There is absolutely no comparison between Diana Nyad and the two Australians. McCardel has swum the English Channel 24 times, including two doubles and a triple. [Update, 26 Dec 1922: McCardel has completed 44 crossings, more than anyone in history.] Nyad couldn’t get across once.

Penny Palfrey’s accomplishments also dwarf Nyad’s. Palfrey has completed the Triple Crown of Open Water Swimming (English Channel, Catalina Channel, and the swim around Manhattan) and too many other marathon swims to name here.

Many other people stand on rungs far above Ms. Nyad. I was going to list a few of them, starting with Alison Streeter and Sarah Thomas, but how about a picture of Nyad hanging onto a rope instead:

Nyad holds a rope—probably attached to a drogue—during one of her 2011 Cuba-Florida attempts. To any marathon swimmer other than Diana Nyad, this transgression of the rules of marathon swimming would have ended the attempt as definitively as committing a felony ends your freedom—if you’re caught. (Screenshot from the documentary The Other Shore.)

Nyad brings up Palfrey and McCardel not because she believes they’re “the two greatest distance swimmers on the planet, along with me,” but because naming them covers her attacks with a facade of nobility. Nyad has no intention of crediting other swimmers. All honors must accrue to Nyad alone.

Never to Denigrate

For someone who claims never to denigrate, Nyad spends a lot of time denigrating. In her first words of the interview, Nyad belittles previous interviewers while buttering up Dr. Bach:

I do a lot of interviews, frankly, and they can get to be rather clichéd after a while. And I know your fervent mind is going to lead us down some intriguing paths. So at long last, I’m excited to do an interview rather than kind of wading through it.

(This is not Nyad’s first interviewer-bashing rodeo. Here she goes after one particular questioner and then praises the current interviewer, her friend Marcia Cross. Ms. Cross, as of the date of the interview, still owned part of Nyad’s house, so laying it on thick was probably a prudent move.)

Later, Nyad denigrates people who watch too much TV:

I don’t sit in front of the television for four hours—again, not to denigrate people who do—everybody has their own lives.

Finally, there are those other pesky swimmers to deal with:

Well, never to denigrate any of the great swimmers—male, female, young, strong—who have tried this what we call the Mount Everest of the earth’s oceans.

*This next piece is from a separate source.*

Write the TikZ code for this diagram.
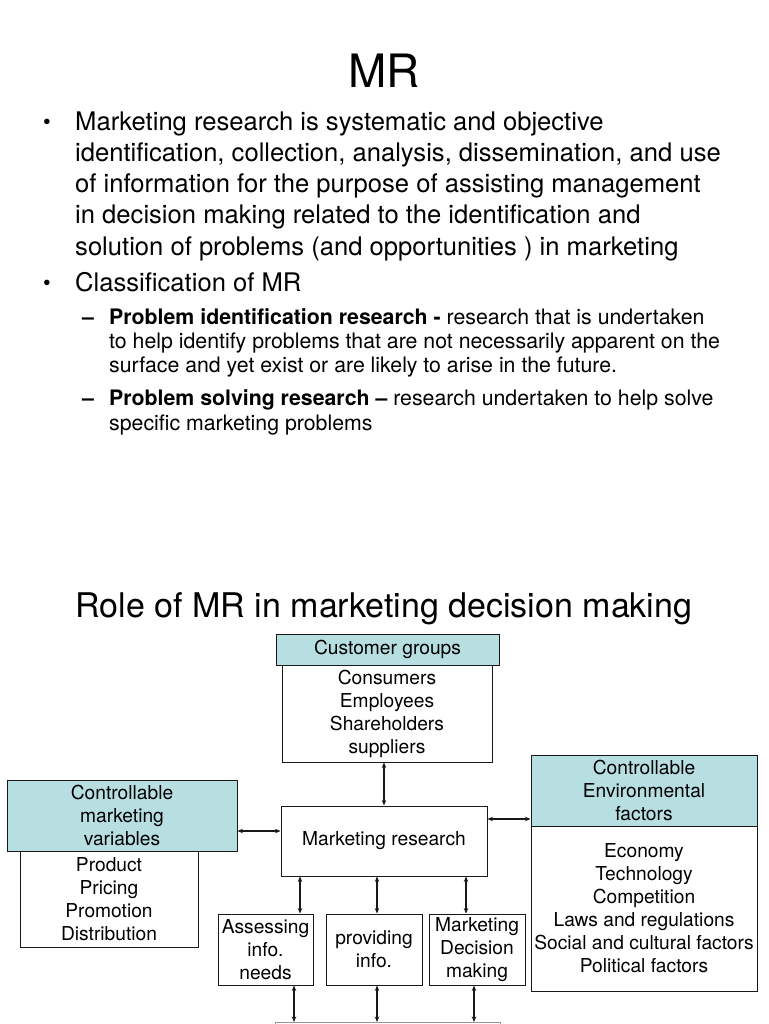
\documentclass[tikz,border=0pt]{standalone}
\usepackage{fontspec}
\setmainfont{TeX Gyre Heros}
\usetikzlibrary{arrows.meta}
\definecolor{hdr}{RGB}{183,222,224}
\definecolor{ink}{RGB}{25,25,25}
\definecolor{grayline}{RGB}{150,150,150}
\begin{document}
\begin{tikzpicture}[x=1pt,y=-1pt,
  bigtxt/.style={inner sep=0pt, anchor=base west, font=\fontsize{25.6}{31}\selectfont},
  subtxt/.style={inner sep=0pt, anchor=base west, font=\fontsize{21.3}{24}\selectfont},
  boxbase/.style={draw=ink, line width=1pt, inner sep=0pt, align=center, font=\fontsize{19.2}{23}\selectfont},
  hbox/.style={boxbase, fill=hdr},
  wbox/.style={boxbase, fill=white},
  conn/.style={{Stealth[length=5.5pt,width=4.5pt]}-{Stealth[length=5.5pt,width=4.5pt]}, line width=1.2pt, draw=ink}]
\clip (0,0) rectangle (768,1024);
\fill[white] (0,0) rectangle (768,1024);

% titles
\node[inner sep=0pt, anchor=base, font=\fontsize{46}{50}\selectfont] (title) at (384,88) {MR};
\node[inner sep=0pt, anchor=base, font=\fontsize{34}{40}\selectfont] (role) at (384,617) {Role of MR in marketing decision making};

% bullet 1
\node[inner sep=0pt, anchor=base, font=\fontsize{22}{24}\selectfont] (b1) at (47,130) {\textbullet};
\node[bigtxt] (l1) at (75,131) {Marketing research is systematic and objective};
\node[bigtxt] (l2) at (75,162) {identification, collection, analysis, dissemination, and use};
\node[bigtxt] (l3) at (75,193) {of information for the purpose of assisting management};
\node[bigtxt] (l4) at (75,224) {in decision making related to the identification and};
\node[bigtxt] (l5) at (75,255) {solution of problems (and opportunities ) in marketing};
% bullet 2
\node[inner sep=0pt, anchor=base, font=\fontsize{22}{24}\selectfont] (b2) at (47,290) {\textbullet};
\node[bigtxt] (l6) at (75,291) {Classification of MR};

% sub items
\node[subtxt] (d1) at (82,324) {\textbf{–}};
\node[subtxt] (s1) at (109,324) {\textbf{Problem identification research -} research that is undertaken};
\node[subtxt] (s2) at (109,348) {to help identify problems that are not necessarily apparent on the};
\node[subtxt] (s3) at (109,372) {surface and yet exist or are likely to arise in the future.};
\node[subtxt] (d2) at (82,405) {\textbf{–}};
\node[subtxt] (s4) at (109,405) {\textbf{Problem solving research –} research undertaken to help solve};
\node[subtxt] (s5) at (109,430) {specific marketing problems};

% diagram boxes
\node[wbox, minimum width=210pt, minimum height=97pt] (cb) at (387,713.5) {Consumers\\Employees\\Shareholders\\suppliers};
\node[hbox, minimum width=223pt, minimum height=31pt] (ch) at (387.5,649.5) {Customer groups};

\node[wbox, minimum width=206pt, minimum height=70pt] (mr) at (384,841) {Marketing research};

\node[wbox, minimum width=178pt, minimum height=96pt] (lb) at (109,899) {Product\\Pricing\\Promotion\\Distribution};
\node[hbox, minimum width=230pt, minimum height=71pt] (lh) at (122,815.5) {Controllable\\marketing\\ variables};

\node[wbox, minimum width=226pt, minimum height=165pt] (rb) at (644,908.5) {Economy\\Technology\\Competition\\Laws and regulations\\Social and cultural factors\\Political factors};
\node[hbox, minimum width=226pt, minimum height=71pt] (rh) at (644,790.5) {Controllable\\Environmental\\ factors};

\node[wbox, minimum width=95pt, minimum height=71pt] (as) at (265.5,949.5) {Assessing\\info.\\needs};
\node[wbox, minimum width=96pt, minimum height=71pt] (pi) at (374,949.5) {providing\\info.};
\node[wbox, minimum width=96pt, minimum height=71pt] (md) at (477,949.5) {Marketing\\Decision\\making};

\node[draw=grayline, line width=1pt, fill=white, minimum width=225pt, minimum height=60pt, anchor=north, inner sep=0pt] (bb) at (387.5,1022) {};

% helper x positions
\coordinate (x384) at (384,0);
\coordinate (x300) at (300,0);
\coordinate (x377) at (377,0);
\coordinate (x466) at (466,0);
\coordinate (x294) at (294,0);
\coordinate (x474) at (474,0);
\coordinate (y831) at (0,831);
\coordinate (y819) at (0,819);

% connectors
\draw[conn] (cb.south -| x384) -- (mr.north -| x384);
\draw[conn] (lh.east |- y831) -- (mr.west |- y831);
\draw[conn] (mr.east |- y819) -- (rh.west |- y819);
\draw[conn] (mr.south -| x300) -- (as.north -| x300);
\draw[conn] (mr.south -| x377) -- (pi.north -| x377);
\draw[conn] (mr.south -| x466) -- (md.north -| x466);
\draw[conn] (as.south -| x294) -- (bb.north -| x294);
\draw[conn] (pi.south -| x377) -- (bb.north -| x377);
\draw[conn] (md.south -| x474) -- (bb.north -| x474);
\end{tikzpicture}
\end{document}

She goes on to denigrate them with gusto.

Tour de Hubris

I wonder if the increasing number of personal attacks indicates that Nyad is having more trouble keeping the real Diana Nyad under wraps. Another indication of this: at least two Freudian slips, little gifts from Nyad’s unconscious. The first arrived while she attempted to explain why she succeeded that final time:

I made it the 5th time, David, because I think if you have the hubris and you have the willingness, you have the will to go again and again and again, you deserve to eventually have the good luck of those conditions that rarely come together at one time come together for you.

Hubris: “extreme or foolish pride or dangerous overconfidence, often in combination with (or synonymous with) arrogance.” In other words, an island of truth in Nyad’s sea of deception.

Then, as part of a no-stone-unturned monologue wherein she declares, among other things, that she would never deign to go 15 hours and 58 seconds in a 16-hour workout (c.f. Nyad’s “never 999, always 1000” lead-in to her Olympic trials lie), she alludes to the one person in all of sports to whom she is most akin:

And when you can stand like that at the Tour de France—and I’ve interviewed all those people—and you can stand like that at base camp and look up that hill, so to speak, and know no stone unturned, now you have a lot going for you.

Yes, we know someone who had a lot going for him, someone who stood at base camp and left no stone unturned in his quest to be king of the hills. He found a way, and then Diana found one too.

Opal tiara in the National Gallery of Victoria, Melbourne. Opal is Australia’s national gemstone.